WHAT IS REQUIRED = Copy each line below exactly and leave the pictures out.

SOURCE DATA =
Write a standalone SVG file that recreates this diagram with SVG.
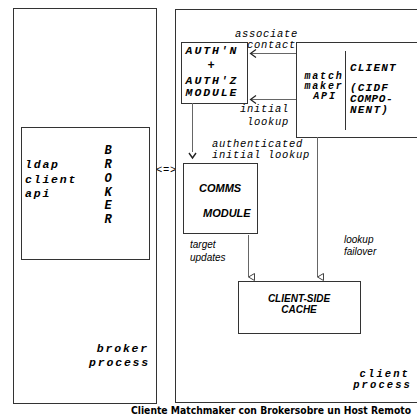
<svg xmlns="http://www.w3.org/2000/svg" width="417" height="419" viewBox="0 0 417 419">
<style>
.box{fill:#fff;stroke:#333;stroke-width:1}
.ln{fill:none;stroke:#666;stroke-width:1}
.bm{font-family:"Liberation Mono",monospace;font-weight:bold;font-style:italic;fill:#000}
.big{font-size:11.5px;letter-spacing:1.8px}
.au{font-size:11.5px;letter-spacing:1.9px}
.im{font-family:"Liberation Mono",monospace;font-style:italic;fill:#000;font-size:10.5px;letter-spacing:0.7px}
.ss{font-family:"Liberation Sans",Arial,sans-serif;font-style:italic;fill:#000}
</style>
<defs>
<marker id="tri" markerWidth="8" markerHeight="8" refX="4" refY="7" orient="auto" markerUnits="userSpaceOnUse">
<path d="M0.5,1 L7.5,1 L4,7 Z" fill="#fff" stroke="#444"/>
</marker>
</defs>
<rect width="417" height="419" fill="#fff"/>
<g id="broker-process">
<rect class="box" x="13.5" y="8.5" width="143" height="395"/>
<text class="bm big" text-anchor="end" x="149" y="352">broker</text>
<text class="bm big" text-anchor="end" x="150" y="366">process</text>
</g>
<g id="broker">
<rect class="box" x="21.5" y="127.5" width="128" height="132"/>
<text class="bm big" x="25" y="168">ldap</text>
<text class="bm big" x="25" y="183">client</text>
<text class="bm big" x="25" y="197">api</text>
<text class="bm" font-size="12" text-anchor="middle" x="108" y="154">B</text>
<text class="bm" font-size="12" text-anchor="middle" x="108" y="168">R</text>
<text class="bm" font-size="12" text-anchor="middle" x="108" y="182">O</text>
<text class="bm" font-size="12" text-anchor="middle" x="108" y="196">K</text>
<text class="bm" font-size="12" text-anchor="middle" x="108" y="209">E</text>
<text class="bm" font-size="12" text-anchor="middle" x="108" y="223">R</text>
</g>
<g id="link">
<text class="im" font-size="10" x="156" y="173">&lt;=&gt;</text>
</g>
<g id="client-process">
<rect class="box" x="175.5" y="9.5" width="260" height="393"/>
<text class="bm" font-size="10.5" letter-spacing="2.1" text-anchor="end" x="410" y="377">client</text>
<text class="bm" font-size="10.5" letter-spacing="2.1" text-anchor="end" x="412" y="388">process</text>
</g>
<g id="auth-module">
<rect class="box" x="181.5" y="42.5" width="66" height="61"/>
<text class="bm au" text-anchor="middle" x="212" y="54">AUTH'N</text>
<text class="bm" font-size="12" text-anchor="middle" x="211" y="69">+</text>
<text class="bm au" text-anchor="middle" x="212" y="84">AUTH'Z</text>
<text class="bm au" text-anchor="middle" x="212" y="96">MODULE</text>
</g>
<g id="client-cidf">
<rect class="box" x="296.5" y="42.5" width="130" height="95"/>
<line x1="345.5" y1="51" x2="345.5" y2="130" stroke="#333"/>
<text class="bm" font-size="10" letter-spacing="1.8" text-anchor="middle" x="324" y="79">match</text>
<text class="bm" font-size="10" letter-spacing="1.8" text-anchor="middle" x="324" y="89">maker</text>
<text class="bm" font-size="10" letter-spacing="1.8" text-anchor="middle" x="325" y="99">API</text>
<text class="bm" font-size="11" letter-spacing="1.2" x="350" y="71">CLIENT</text>
<text class="bm" font-size="11" letter-spacing="1.2" x="350" y="91">(CIDF</text>
<text class="bm" font-size="11" letter-spacing="0.6" x="350" y="102">COMPO-</text>
<text class="bm" font-size="11" letter-spacing="1.2" x="350" y="113">NENT)</text>
</g>
<g id="comms-module">
<rect class="box" x="183.5" y="163.5" width="74" height="70"/>
<text class="ss" font-weight="bold" font-size="11" x="199" y="192">COMMS</text>
<text class="ss" font-weight="bold" font-size="11" x="203" y="217">MODULE</text>
</g>
<g id="client-side-cache">
<rect class="box" x="238.5" y="281.5" width="122" height="52"/>
<text class="ss" font-weight="bold" font-size="10" text-anchor="middle" x="299" y="302">CLIENT-SIDE</text>
<text class="ss" font-weight="bold" font-size="10" text-anchor="middle" x="299" y="313">CACHE</text>
</g>
<g id="connectors">
<line class="ln" x1="296" y1="53.5" x2="251" y2="53.5"/>
<path d="M256,49.5 L250.5,53.5 L256,57.5" fill="none" stroke="#222" stroke-width="1.2"/>
<line class="ln" x1="296" y1="99.5" x2="251" y2="99.5"/>
<path d="M256,95.5 L250.5,99.5 L256,103.5" fill="none" stroke="#222" stroke-width="1.2"/>
<line class="ln" x1="192.5" y1="103" x2="192.5" y2="152"/>
<path d="M189,153 L192.5,158 L196,153" fill="none" stroke="#222" stroke-width="1.4"/>
<line class="ln" x1="317.5" y1="137" x2="317.5" y2="277" marker-end="url(#tri)"/>
<line class="ln" x1="248.5" y1="235" x2="248.5" y2="277" marker-end="url(#tri)"/>
<text class="im" text-anchor="end" x="298" y="37">associate</text>
<text class="im" text-anchor="end" x="296" y="48">contact</text>
<text class="im" text-anchor="end" x="289" y="112">initial</text>
<text class="im" text-anchor="end" x="289" y="125">lookup</text>
<text class="im" x="212" y="147">authenticated</text>
<text class="im" x="212" y="158">initial lookup</text>
<text class="ss" font-size="10" x="190" y="248">target</text>
<text class="ss" font-size="10" x="190" y="261">updates</text>
<text class="ss" font-size="10" x="344" y="243">lookup</text>
<text class="ss" font-size="10" x="344" y="255">failover</text>
</g>
<text font-family="'DejaVu Sans',Verdana,sans-serif" font-weight="bold" font-size="10" x="131" y="414" textLength="280" lengthAdjust="spacingAndGlyphs">Cliente Matchmaker con Brokersobre un Host Remoto</text>
</svg>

RIGHT ANSWER =
Write a standalone SVG file that recreates this diagram with SVG.
<svg xmlns="http://www.w3.org/2000/svg" width="417" height="419" viewBox="0 0 417 419">
<style>
.box{fill:#fff;stroke:#333;stroke-width:1}
.ln{fill:none;stroke:#666;stroke-width:1}
.bm{font-family:"Liberation Mono",monospace;font-weight:bold;font-style:italic;fill:#000}
.big{font-size:11.5px;letter-spacing:1.8px}
.au{font-size:11.5px;letter-spacing:1.9px}
.im{font-family:"Liberation Mono",monospace;font-style:italic;fill:#000;font-size:10.5px;letter-spacing:0.7px}
.ss{font-family:"Liberation Sans",Arial,sans-serif;font-style:italic;fill:#000}
</style>
<defs>
<marker id="tri" markerWidth="8" markerHeight="8" refX="4" refY="7" orient="auto" markerUnits="userSpaceOnUse">
<path d="M0.5,1 L7.5,1 L4,7 Z" fill="#fff" stroke="#444"/>
</marker>
</defs>
<rect width="417" height="419" fill="#fff"/>
<g id="broker-process">
<rect class="box" x="13.5" y="8.5" width="143" height="395"/>
<text class="bm big" text-anchor="end" x="149" y="352">broker</text>
<text class="bm big" text-anchor="end" x="150" y="366">process</text>
</g>
<g id="broker">
<rect class="box" x="21.5" y="127.5" width="128" height="132"/>
<text class="bm big" x="25" y="168">ldap</text>
<text class="bm big" x="25" y="183">client</text>
<text class="bm big" x="25" y="197">api</text>
<text class="bm" font-size="12" text-anchor="middle" x="108" y="154">B</text>
<text class="bm" font-size="12" text-anchor="middle" x="108" y="168">R</text>
<text class="bm" font-size="12" text-anchor="middle" x="108" y="182">O</text>
<text class="bm" font-size="12" text-anchor="middle" x="108" y="196">K</text>
<text class="bm" font-size="12" text-anchor="middle" x="108" y="209">E</text>
<text class="bm" font-size="12" text-anchor="middle" x="108" y="223">R</text>
</g>
<g id="link">
<text class="im" font-size="10" x="156" y="173">&lt;=&gt;</text>
</g>
<g id="client-process">
<rect class="box" x="175.5" y="9.5" width="260" height="393"/>
<text class="bm" font-size="10.5" letter-spacing="2.1" text-anchor="end" x="410" y="377">client</text>
<text class="bm" font-size="10.5" letter-spacing="2.1" text-anchor="end" x="412" y="388">process</text>
</g>
<g id="auth-module">
<rect class="box" x="181.5" y="42.5" width="66" height="61"/>
<text class="bm au" text-anchor="middle" x="212" y="54">AUTH'N</text>
<text class="bm" font-size="12" text-anchor="middle" x="211" y="69">+</text>
<text class="bm au" text-anchor="middle" x="212" y="84">AUTH'Z</text>
<text class="bm au" text-anchor="middle" x="212" y="96">MODULE</text>
</g>
<g id="client-cidf">
<rect class="box" x="296.5" y="42.5" width="130" height="95"/>
<line x1="345.5" y1="51" x2="345.5" y2="130" stroke="#333"/>
<text class="bm" font-size="10" letter-spacing="1.8" text-anchor="middle" x="324" y="79">match</text>
<text class="bm" font-size="10" letter-spacing="1.8" text-anchor="middle" x="324" y="89">maker</text>
<text class="bm" font-size="10" letter-spacing="1.8" text-anchor="middle" x="325" y="99">API</text>
<text class="bm" font-size="11" letter-spacing="1.2" x="350" y="71">CLIENT</text>
<text class="bm" font-size="11" letter-spacing="1.2" x="350" y="91">(CIDF</text>
<text class="bm" font-size="11" letter-spacing="0.6" x="350" y="102">COMPO-</text>
<text class="bm" font-size="11" letter-spacing="1.2" x="350" y="113">NENT)</text>
</g>
<g id="comms-module">
<rect class="box" x="183.5" y="163.5" width="74" height="70"/>
<text class="ss" font-weight="bold" font-size="11" x="199" y="192">COMMS</text>
<text class="ss" font-weight="bold" font-size="11" x="203" y="217">MODULE</text>
</g>
<g id="client-side-cache">
<rect class="box" x="238.5" y="281.5" width="122" height="52"/>
<text class="ss" font-weight="bold" font-size="10" text-anchor="middle" x="299" y="302">CLIENT-SIDE</text>
<text class="ss" font-weight="bold" font-size="10" text-anchor="middle" x="299" y="313">CACHE</text>
</g>
<g id="connectors">
<line class="ln" x1="296" y1="53.5" x2="251" y2="53.5"/>
<path d="M256,49.5 L250.5,53.5 L256,57.5" fill="none" stroke="#222" stroke-width="1.2"/>
<line class="ln" x1="296" y1="99.5" x2="251" y2="99.5"/>
<path d="M256,95.5 L250.5,99.5 L256,103.5" fill="none" stroke="#222" stroke-width="1.2"/>
<line class="ln" x1="192.5" y1="103" x2="192.5" y2="152"/>
<path d="M189,153 L192.5,158 L196,153" fill="none" stroke="#222" stroke-width="1.4"/>
<line class="ln" x1="317.5" y1="137" x2="317.5" y2="277" marker-end="url(#tri)"/>
<line class="ln" x1="248.5" y1="235" x2="248.5" y2="277" marker-end="url(#tri)"/>
<text class="im" text-anchor="end" x="298" y="37">associate</text>
<text class="im" text-anchor="end" x="296" y="48">contact</text>
<text class="im" text-anchor="end" x="289" y="112">initial</text>
<text class="im" text-anchor="end" x="289" y="125">lookup</text>
<text class="im" x="212" y="147">authenticated</text>
<text class="im" x="212" y="158">initial lookup</text>
<text class="ss" font-size="10" x="190" y="248">target</text>
<text class="ss" font-size="10" x="190" y="261">updates</text>
<text class="ss" font-size="10" x="344" y="243">lookup</text>
<text class="ss" font-size="10" x="344" y="255">failover</text>
</g>
<text font-family="'DejaVu Sans',Verdana,sans-serif" font-weight="bold" font-size="10" x="131" y="414" textLength="280" lengthAdjust="spacingAndGlyphs">Cliente Matchmaker con Brokersobre un Host Remoto</text>
</svg>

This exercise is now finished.